Below is the unedited version of frame 78 above, since the circles slighly obscure important parts. Again, MacKinnon is clearly pushing Lehtonen's leg into the net here - this is goalie interference regardless of where the puck is. You wonder how Patrick Roy would have taken this back in the day:
Again, no white space between the dark shadow of the puck and the goal line. This puck is conclusively not across the line with no obstruction of the camera at this point, and it has reversed momentum, moving back out of the dangerous area.
Lehtonen's arm has started to come into play here in frame 80, but you can see the puck in the middle of the red circle. That black bit is not a part of Lehotnen as the black stripe on his sweater is closer to the shoulder, his pads are too far away and the edge of his glove is clearly visible. That circled object is the puck, conclusively not across the goal line.
Anything that happens after this point clearly does not involve the puck crossing the line, as it has already reversed course and started to move out of the net.
Given that, the entirity of the time the puck was in the vicinity of the goal line, the goal line and puck were visible on camera. There was never any white space visible between the two; ergo, there is, at least to me, conclusive evidence that the puck never crossed the goal line.

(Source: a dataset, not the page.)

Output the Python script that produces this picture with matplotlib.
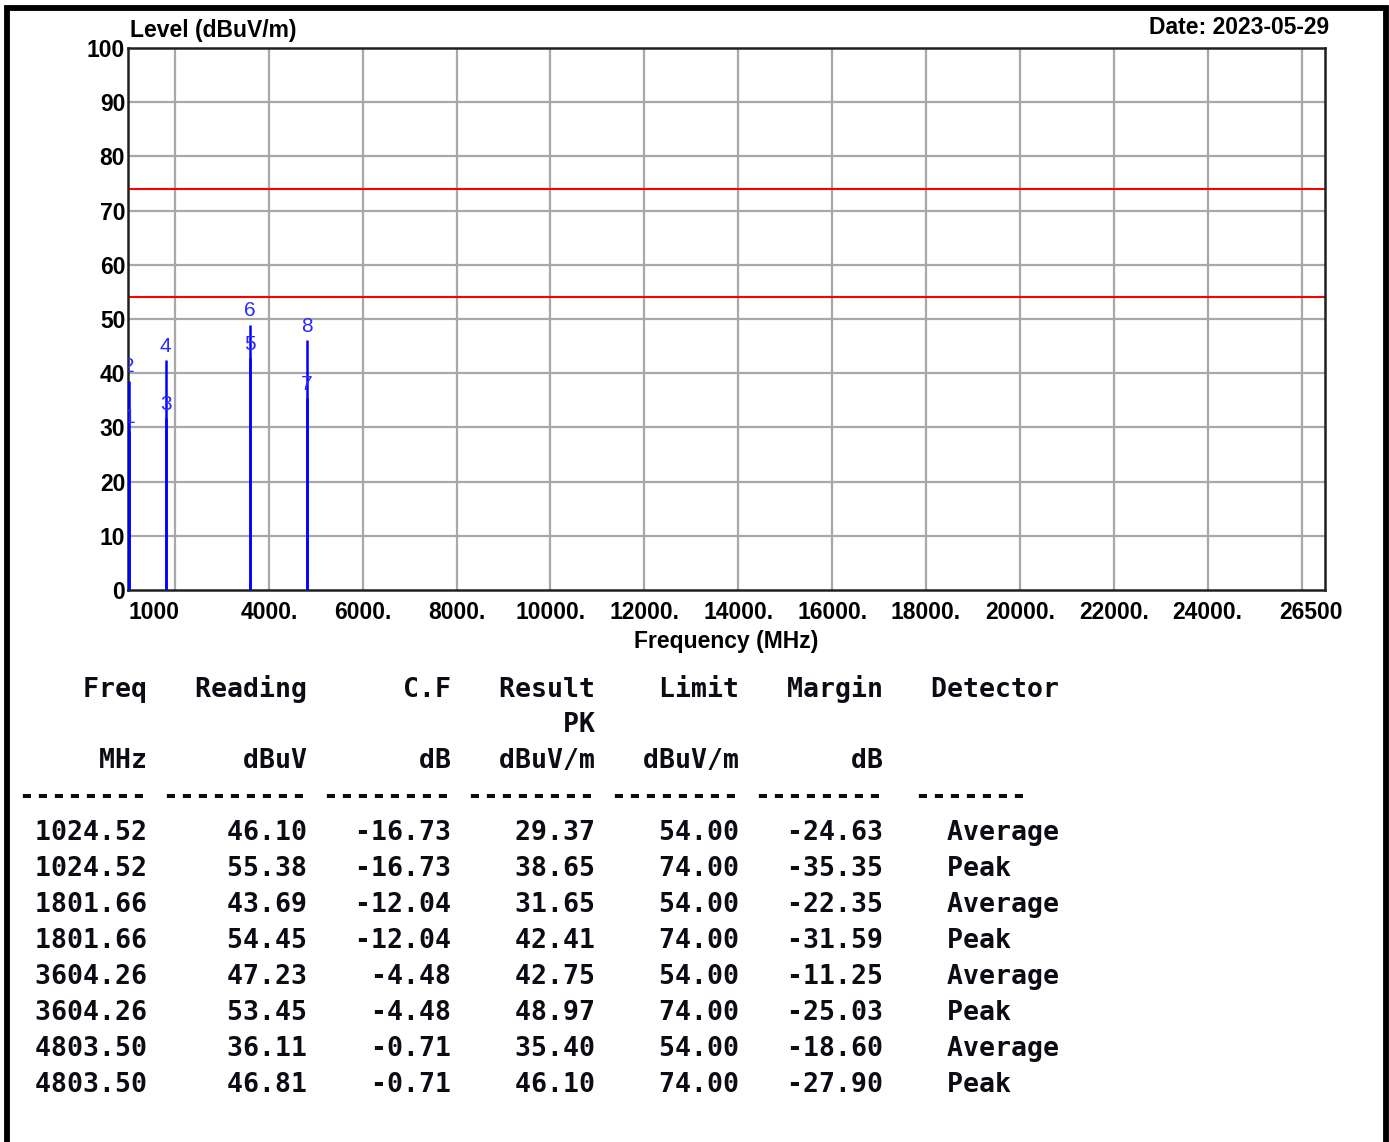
import matplotlib
matplotlib.use("Agg")
import matplotlib.pyplot as plt
import matplotlib.transforms as mtransforms
from matplotlib.lines import Line2D

# measured data (EMI scan, 1-26.5 GHz)
freq = [1024.52, 1024.52, 1801.66, 1801.66, 3604.26, 3604.26, 4803.50, 4803.50]
reading = [46.10, 55.38, 43.69, 54.45, 47.23, 53.45, 36.11, 46.81]
cf = [-16.73, -16.73, -12.04, -12.04, -4.48, -4.48, -0.71, -0.71]
result = [29.37, 38.65, 31.65, 42.41, 42.75, 48.97, 35.40, 46.10]
limit = [54.00, 74.00, 54.00, 74.00, 54.00, 74.00, 54.00, 74.00]
margin = [-24.63, -35.35, -22.35, -31.59, -11.25, -25.03, -18.60, -27.90]
detector = ["Average", "Peak", "Average", "Peak", "Average", "Peak", "Average", "Peak"]

limit_lines = [74, 54]
xtick_vals = [1000, 4000, 6000, 8000, 10000, 12000, 14000, 16000, 18000,
              20000, 22000, 24000, 26500]
xtick_labels = ["1000", "4000.", "6000.", "8000.", "10000.", "12000.", "14000.",
                "16000.", "18000.", "20000.", "22000.", "24000.", "26500"]
xgrid_vals = list(range(2000, 26001, 2000))
ytick_vals = list(range(0, 101, 10))

W, H = 1389, 1142
fig = plt.figure(figsize=(W / 100, H / 100), dpi=100)
fig.patch.set_facecolor("white")

sans = "Liberation Sans"
mono = "DejaVu Sans Mono"

ax = fig.add_axes([128 / W, 1 - 590 / H, (1325 - 128) / W, (590 - 48) / H])
ax.set_xlim(1000, 26500)
ax.set_ylim(0, 100)

# grid
for g in xgrid_vals:
    ax.axvline(g, color="#a8a8a8", lw=1.6, zorder=1)
for g in ytick_vals[1:-1]:
    ax.axhline(g, color="#a8a8a8", lw=1.6, zorder=1)

# limit lines
for lv in limit_lines:
    ax.axhline(lv, color="red", lw=1.5, zorder=2)

# marker lines and numbers
for f, r in zip(freq, result):
    ax.vlines(f, 0, r, color="blue", lw=1.8, zorder=3)
for i, (f, r) in enumerate(zip(freq, result)):
    ax.annotate(str(i + 1), (f, r), xytext=(0, 3), textcoords="offset points",
                ha="center", va="bottom", color="#2a2aff", fontsize=15,
                family=sans, zorder=4, annotation_clip=False, clip_on=True)

for s in ax.spines.values():
    s.set_linewidth(1.8)
    s.set_color("#202020")

ax.set_xticks(xtick_vals)
ax.set_xticklabels(xtick_labels)
ax.set_yticks(ytick_vals)
ax.set_yticklabels([str(v) for v in ytick_vals])
ax.tick_params(length=0, labelsize=16.5, pad=2)
ax.tick_params(axis="x", pad=8)
for lab in ax.get_xticklabels() + ax.get_yticklabels():
    lab.set_fontfamily(sans)
    lab.set_fontweight("bold")
xl = ax.get_xticklabels()
xl[0].set_horizontalalignment("left")
xl[-1].set_transform(xl[-1].get_transform() +
                     mtransforms.ScaledTranslation(-14 / 100, 0, fig.dpi_scale_trans))

ax.set_xlabel("Frequency (MHz)", fontsize=16.5, fontweight="bold", family=sans, labelpad=4)
fig.text(130 / W, 1 - 31 / H, "Level (dBuV/m)", fontsize=16.5, fontweight="bold",
         family=sans, ha="left", va="center")
fig.text(1329 / W, 1 - 28 / H, "Date: 2023-05-29", fontsize=16.5, fontweight="bold",
         family=sans, ha="right", va="center")

# table below the chart
header = [
    f"{'Freq':>8}{'Reading':>10}{'C.F':>9}{'Result':>9}{'Limit':>9}{'Margin':>9}   Detector",
    f"{'':>8}{'':>10}{'':>9}{'PK':>9}",
    f"{'MHz':>8}{'dBuV':>10}{'dB':>9}{'dBuV/m':>9}{'dBuV/m':>9}{'dB':>9}",
    "-------- --------- -------- -------- -------- --------  -------",
]
rows = [f"{a:>8.2f}{b:>10.2f}{c:>9.2f}{d:>9.2f}{e:>9.2f}{m:>9.2f}    {det}"
        for a, b, c, d, e, m, det in zip(freq, reading, cf, result, limit, margin, detector)]

y0 = 689
for k, line in enumerate(header + rows):
    fig.text(19 / W, 1 - (y0 + 36 * k) / H, line, family=mono, fontweight="bold",
             fontsize=19.1, ha="left", va="center", color="#0c0c14")

# outer frame
fig.add_artist(Line2D([7.5 / W, 7.5 / W, 1386 / W, 1386 / W],
                      [0, 1 - 7.5 / H, 1 - 7.5 / H, 0],
                      color="black", lw=4.2, solid_joinstyle="miter"))

fig.savefig("out.png", dpi=100)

Want further support that the black object above the puck? Here's the final screenshot:
Given the overhead angle and what we can see in detail from the screenshots, I contend that you can absolutely say the puck never crossed the goal line. The strip of white space that would have been visible between the two never appears.

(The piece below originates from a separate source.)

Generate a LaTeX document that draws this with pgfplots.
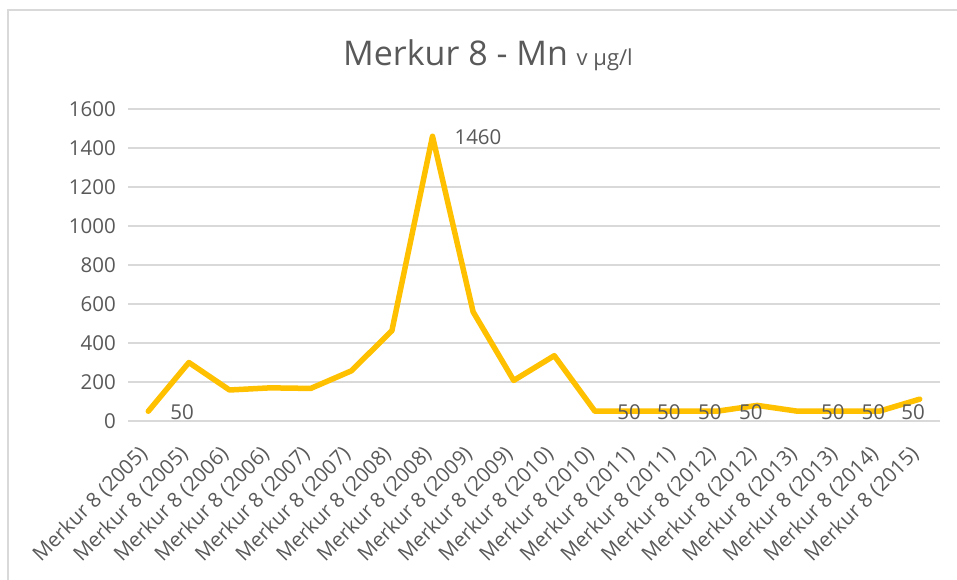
\documentclass[border=0pt]{standalone}
\usepackage{fontspec}
\setmainfont{Open Sans}
\usepackage{pgfplots}
\pgfplotsset{compat=1.18}
\definecolor{txt}{HTML}{595959}
\definecolor{gridc}{HTML}{D9D9D9}
\definecolor{gold}{HTML}{FFC000}
\newcommand{\tk}{\fontsize{20.5bp}{24bp}\selectfont}
\begin{document}
\begin{tikzpicture}
\path[use as bounding box] (0,0) rectangle (957bp,580bp);
\draw[gridc, line width=1.2bp] (8bp,-20bp) -- (8bp,570bp) -- (990bp,570bp);
\node[anchor=base, text=txt, inner sep=0pt] at (488bp,514bp) {\fontsize{34bp}{38bp}\selectfont Merkur 8 - Mn \fontsize{22bp}{26bp}\selectfont v µg/l};
\begin{axis}[
  at={(128bp,159bp)}, anchor=south west,
  scale only axis, width=812bp, height=312bp,
  xmin=-0.5, xmax=19.5, ymin=0, ymax=1600,
  ytick={0,200,...,1600},
  xtick={0,...,19},
  xticklabels={Merkur 8 (2005),Merkur 8 (2005),Merkur 8 (2006),Merkur 8 (2006),Merkur 8 (2007),Merkur 8 (2007),Merkur 8 (2008),Merkur 8 (2008),Merkur 8 (2009),Merkur 8 (2009),Merkur 8 (2010),Merkur 8 (2010),Merkur 8 (2011),Merkur 8 (2011),Merkur 8 (2012),Merkur 8 (2012),Merkur 8 (2013),Merkur 8 (2013),Merkur 8 (2014),Merkur 8 (2015)},
  axis line style={draw=none},
  major tick length=0pt,
  tick style={draw=none},
  ymajorgrids,
  grid style={gridc, line width=1.3bp},
  /pgf/number format/assume math mode=true,
  /pgf/number format/set thousands separator={},
  yticklabel style={font=\tk, text=txt, anchor=east, inner sep=0pt, xshift=-12bp},
  xticklabel style={font=\tk, text=txt, xshift=-11bp, yshift=-23bp, rotate=45, anchor=north east, inner sep=0pt},
  clip=false,
]
\addplot[gold, line width=5.5bp, line join=round, line cap=round] coordinates {
(0,50) (1,300) (2,159) (3,170) (4,167) (5,257) (6,463) (7,1460) (8,560) (9,208)
(10,335) (11,50) (12,50) (13,50) (14,50) (15,80) (16,50) (17,50) (18,50) (19,112)
};
\node[font=\tk, text=txt, inner sep=0pt] at (axis cs:0.83,46) {50};
\node[font=\tk, text=txt, inner sep=0pt] at (axis cs:8.12,1454) {1460};
\node[font=\tk, text=txt, inner sep=0pt] at (axis cs:11.84,46) {50};
\node[font=\tk, text=txt, inner sep=0pt] at (axis cs:12.82,46) {50};
\node[font=\tk, text=txt, inner sep=0pt] at (axis cs:13.83,46) {50};
\node[font=\tk, text=txt, inner sep=0pt] at (axis cs:14.84,46) {50};
\node[font=\tk, text=txt, inner sep=0pt] at (axis cs:16.86,46) {50};
\node[font=\tk, text=txt, inner sep=0pt] at (axis cs:17.86,46) {50};
\node[font=\tk, text=txt, inner sep=0pt] at (axis cs:18.84,46) {50};
\end{axis}
\end{tikzpicture}
\end{document}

Here's another exercise. Take the GIF linked above and start at frame 61, when the puck is on Lehtonen's pad and is clearly not over the goal line. Go frame-by-frame from there. You can track the puck fairly easily and never see any white space from it being over the goal line.

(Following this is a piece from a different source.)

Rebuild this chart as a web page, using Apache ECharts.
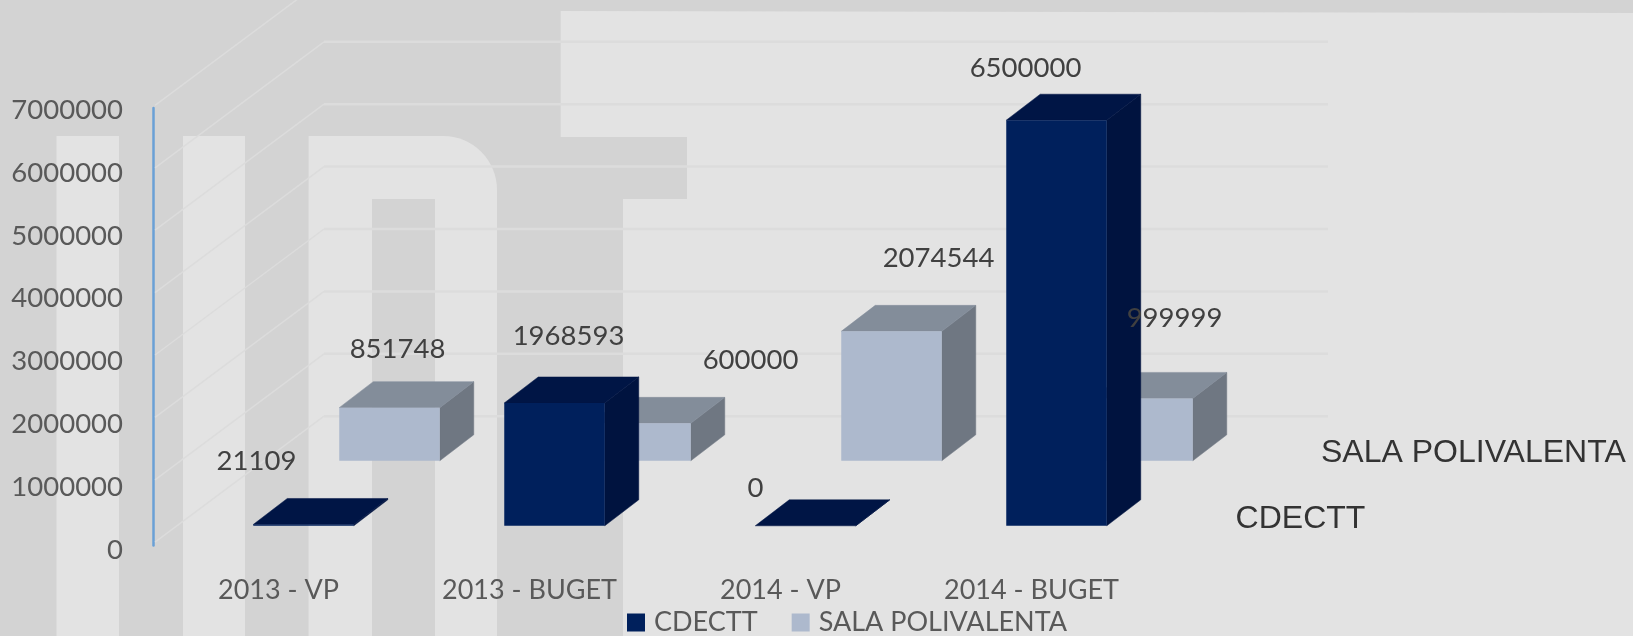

What the low-angle shot tells you is the puck kicked off the toe of Lehtonen's pad and had dropped to nearly flat at the time. This happens at frames 71-76, and you can see the puck conclusively not completely over the line as it reverses direction at that point.
With no obstruction, the only thing to contend with on the replay is shadow. Perhaps the NHL's war room got an SD feed and couldn't differentiate between shadow and puck, even though HD cameras and feeds are now standard. Perhaps they lack the capability to go frame-by-frame, though if that's the case, someone in the IT department needs to be fired.
The only thing I can think is that the NHL saw this angle clearly (because I refuse to believe either of the above is true) but decided it was not conclusive enough in conjunction with the (optical illusion) low-angle shot.
What they should have done is used the low-angle shot to tell them about the path of the puck, that it was up on edge then dropped flat, and the deepest it appeared to be in was when it hit the toe of Lehtonen's pad. Then, when going to the overhead replay, they would know exactly when to look for the tell-tale space between the puck and goal line. The low-angle shot is an aid to know when at what to look for, but the angle optics problems mean it is not telling evidence in and of itself.
The referee also deserves a talking to about his skating and positioning. This play is going to the net from the minute it is turned over, and he has no reason to fade back to the wall. He needed to stop hard at the goal line and come in around the back of the net. A good skating play by the referee likely would have caught the uncalled goalie interference.
The Stars have only themselves to blame for losing this one - Lehtonen gave up two weak goals, the defensive pair of Alex Goligoski and John Klingberg had a rough night and Kliingberg himself made the terrible turnover that led to the shot in question.
But the NHL also needs to do better, from making sure its referees don't put themselves in the position where they're forced to guess at a call to understanding which angles are useful and which are only going to give red herrings.